One of the world’s major providers of factory-to-dealer vehicle transportation services, Wallenius Wilhelmsen Logistics (WWL) is continuing to lead the industry in its efforts to reduce the environmental impact of deep sea cargo movements.
Melanie Moore, Global Head of Environment and Quality, Wallenius Wilhelmsen Logistics said that the company had calculated that it cut CO2 emissions in grams per tonne kilometre (g/tkm) by 6.9% in 2008 compared to 2007 and achieved an 18.2% reduction since 2004 – well in advance of industry standards.
Between 2001 and 2008, WWL saved 121,293 tonnes of SO2 emissions by using lower sulphur content fuel compared to the industry average. This is equivalent to one and half times as much SO2 that London, a city of 7.2 million, emitted over a similar period*.
In addition, WWL has reduced its NOx emissions in 2008 by 20.8% since 1999.
These are just some of the facts to be found in WWL’s ‘Environmental and Social Responsibility Report 2008’ published today (18 August 2009).
Other highlights of the 2008 report include:
– Two vessels were fitted with a ballast water treatment system – “Pure Ballast” – that uses a chemical free process to stem the spread of marine invasive species. This brings the total number of vessels with treatment systems to three.
– 66% of WWL’s vessels met the company’s objective of 5 ppm (parts-per-million) oil in bilge water – the IMO requirement is 15 ppm.
– The average sulphur content in the bunker fuel used globally was 1.39%. Since 2004, the company has maintained 1.5% sulphur content as a maximum standard globally, compared with the international requirement of 4.5%.
– WWL’s Orcelle Fund provided a grant to a “Carbon Negative Transport System” project that uses low carbon emissions power systems for vessels. The Orcelle Fund, which grew out of the company’s visionary zero emission concept vessel E/S Orcelle, continues to support the development of alternative energy ideas.

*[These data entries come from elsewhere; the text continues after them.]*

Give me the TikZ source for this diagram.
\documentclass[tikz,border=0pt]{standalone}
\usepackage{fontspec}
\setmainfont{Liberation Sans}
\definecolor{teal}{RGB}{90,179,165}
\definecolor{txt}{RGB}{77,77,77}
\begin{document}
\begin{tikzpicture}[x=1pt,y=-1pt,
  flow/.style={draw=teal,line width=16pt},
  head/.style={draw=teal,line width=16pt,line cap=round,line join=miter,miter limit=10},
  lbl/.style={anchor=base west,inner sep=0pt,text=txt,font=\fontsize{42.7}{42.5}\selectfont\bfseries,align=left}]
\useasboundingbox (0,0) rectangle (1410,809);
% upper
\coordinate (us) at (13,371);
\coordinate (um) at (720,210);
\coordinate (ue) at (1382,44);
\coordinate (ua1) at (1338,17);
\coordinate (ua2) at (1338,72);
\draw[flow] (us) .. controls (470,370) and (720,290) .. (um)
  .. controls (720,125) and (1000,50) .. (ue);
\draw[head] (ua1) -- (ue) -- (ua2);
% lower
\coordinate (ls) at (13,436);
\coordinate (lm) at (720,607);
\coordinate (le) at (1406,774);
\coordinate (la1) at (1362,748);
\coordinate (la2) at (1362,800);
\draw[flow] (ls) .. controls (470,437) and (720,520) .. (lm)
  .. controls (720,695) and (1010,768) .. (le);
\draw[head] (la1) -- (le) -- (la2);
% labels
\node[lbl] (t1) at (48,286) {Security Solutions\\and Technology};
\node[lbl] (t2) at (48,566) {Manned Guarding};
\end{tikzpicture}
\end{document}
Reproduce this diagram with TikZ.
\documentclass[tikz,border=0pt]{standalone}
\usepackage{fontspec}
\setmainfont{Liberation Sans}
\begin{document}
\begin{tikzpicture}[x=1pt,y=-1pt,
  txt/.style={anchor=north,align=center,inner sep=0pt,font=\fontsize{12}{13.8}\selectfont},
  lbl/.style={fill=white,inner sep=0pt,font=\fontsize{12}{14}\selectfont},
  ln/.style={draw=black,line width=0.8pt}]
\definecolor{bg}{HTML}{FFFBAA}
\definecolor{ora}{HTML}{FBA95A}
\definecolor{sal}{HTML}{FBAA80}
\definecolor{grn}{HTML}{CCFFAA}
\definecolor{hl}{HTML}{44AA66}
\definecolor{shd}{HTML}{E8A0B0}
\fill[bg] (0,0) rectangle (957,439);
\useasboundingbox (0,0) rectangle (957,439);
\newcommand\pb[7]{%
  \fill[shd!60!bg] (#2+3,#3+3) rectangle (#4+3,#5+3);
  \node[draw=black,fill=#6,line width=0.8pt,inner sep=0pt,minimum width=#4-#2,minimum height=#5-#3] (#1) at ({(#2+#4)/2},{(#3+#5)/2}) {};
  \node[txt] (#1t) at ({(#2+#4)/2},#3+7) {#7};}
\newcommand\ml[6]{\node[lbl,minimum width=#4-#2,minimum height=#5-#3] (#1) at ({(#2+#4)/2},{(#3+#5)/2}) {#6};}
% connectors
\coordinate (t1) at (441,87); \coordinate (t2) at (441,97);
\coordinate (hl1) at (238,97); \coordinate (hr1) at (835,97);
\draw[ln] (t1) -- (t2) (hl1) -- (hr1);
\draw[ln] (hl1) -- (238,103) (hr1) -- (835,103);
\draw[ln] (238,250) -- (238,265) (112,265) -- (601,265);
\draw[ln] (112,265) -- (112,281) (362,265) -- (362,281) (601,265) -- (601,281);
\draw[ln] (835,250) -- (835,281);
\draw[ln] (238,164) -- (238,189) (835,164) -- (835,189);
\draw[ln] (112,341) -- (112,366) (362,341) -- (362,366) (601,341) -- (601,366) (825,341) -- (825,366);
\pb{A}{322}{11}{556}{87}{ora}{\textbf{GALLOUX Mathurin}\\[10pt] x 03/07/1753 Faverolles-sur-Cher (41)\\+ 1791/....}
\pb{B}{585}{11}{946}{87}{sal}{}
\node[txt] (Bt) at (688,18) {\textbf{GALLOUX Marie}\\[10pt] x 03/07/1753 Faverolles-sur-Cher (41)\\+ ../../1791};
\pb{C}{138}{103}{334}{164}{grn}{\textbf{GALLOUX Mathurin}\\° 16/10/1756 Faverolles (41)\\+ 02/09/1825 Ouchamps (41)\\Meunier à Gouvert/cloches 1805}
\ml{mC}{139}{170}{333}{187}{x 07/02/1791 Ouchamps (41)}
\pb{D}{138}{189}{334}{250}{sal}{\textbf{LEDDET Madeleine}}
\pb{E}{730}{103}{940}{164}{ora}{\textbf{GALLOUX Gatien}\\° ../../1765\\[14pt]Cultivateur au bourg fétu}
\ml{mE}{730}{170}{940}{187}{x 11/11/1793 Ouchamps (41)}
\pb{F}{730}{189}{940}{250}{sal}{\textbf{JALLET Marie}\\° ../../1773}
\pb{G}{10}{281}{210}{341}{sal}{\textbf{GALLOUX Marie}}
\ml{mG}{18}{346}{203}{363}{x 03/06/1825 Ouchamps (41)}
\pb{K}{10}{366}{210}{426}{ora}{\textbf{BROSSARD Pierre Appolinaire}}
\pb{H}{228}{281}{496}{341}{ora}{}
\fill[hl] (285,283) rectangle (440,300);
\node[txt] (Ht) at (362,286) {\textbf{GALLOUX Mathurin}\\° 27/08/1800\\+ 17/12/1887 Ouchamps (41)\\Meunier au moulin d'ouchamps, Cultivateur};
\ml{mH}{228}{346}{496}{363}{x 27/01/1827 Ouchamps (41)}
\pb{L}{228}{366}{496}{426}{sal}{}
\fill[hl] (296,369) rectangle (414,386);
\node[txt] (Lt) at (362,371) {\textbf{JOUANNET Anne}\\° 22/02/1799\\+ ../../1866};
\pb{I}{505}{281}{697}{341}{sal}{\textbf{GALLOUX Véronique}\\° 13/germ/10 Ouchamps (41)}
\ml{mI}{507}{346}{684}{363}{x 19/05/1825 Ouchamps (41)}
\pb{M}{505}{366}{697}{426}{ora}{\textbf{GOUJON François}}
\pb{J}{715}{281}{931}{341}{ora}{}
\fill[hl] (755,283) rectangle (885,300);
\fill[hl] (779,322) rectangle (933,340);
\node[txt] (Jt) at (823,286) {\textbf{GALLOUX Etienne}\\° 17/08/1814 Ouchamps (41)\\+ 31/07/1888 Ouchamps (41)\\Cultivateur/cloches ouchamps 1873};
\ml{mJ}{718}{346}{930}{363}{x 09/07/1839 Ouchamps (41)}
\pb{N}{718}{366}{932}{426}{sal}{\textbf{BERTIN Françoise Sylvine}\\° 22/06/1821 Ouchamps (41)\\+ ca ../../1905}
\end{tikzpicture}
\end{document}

WWL continued as the sole sponsor of WWF’s High Seas Conservation Programme. Its financial and organisational support enables WWF to campaign for reductions in greenhouse gas emissions from shipping, encourage flag states to ramp up performance, establish spatial planning of the oceans, and combat invasive species transported in ballast water.
“WWL has again shown a strong track record in reducing its environmental impacts, setting high standards for the entire industry. WWF is pleased to work with such a forward thinking company and encourages WWL to continue work towards its zero emissions goal,” said Miguel Jorge, Director Marine, WWF International.
Mrs Moore said: “We have a long term vision of a zero emissions vessel. This keeps us energetically working towards a future where fossil fuels will be limited and harmful emissions will not be accepted as a business practice.
“It’s a marathon, and that is why we focus so intensely today on continual reductions in our environmental impact,” she concluded.
Care of the marine environment has been a fundamental ethic of WWL since its formation in 1999. Not content with being the first shipping company to implement a global low sulphur fuel policy of 1.5% in 2004, WWL developed the world’s first ‘zero’ emissions concept ship E/S Orcelle; and in its 10th anniversary year WWL continues to champion the wellbeing of the maritime environment.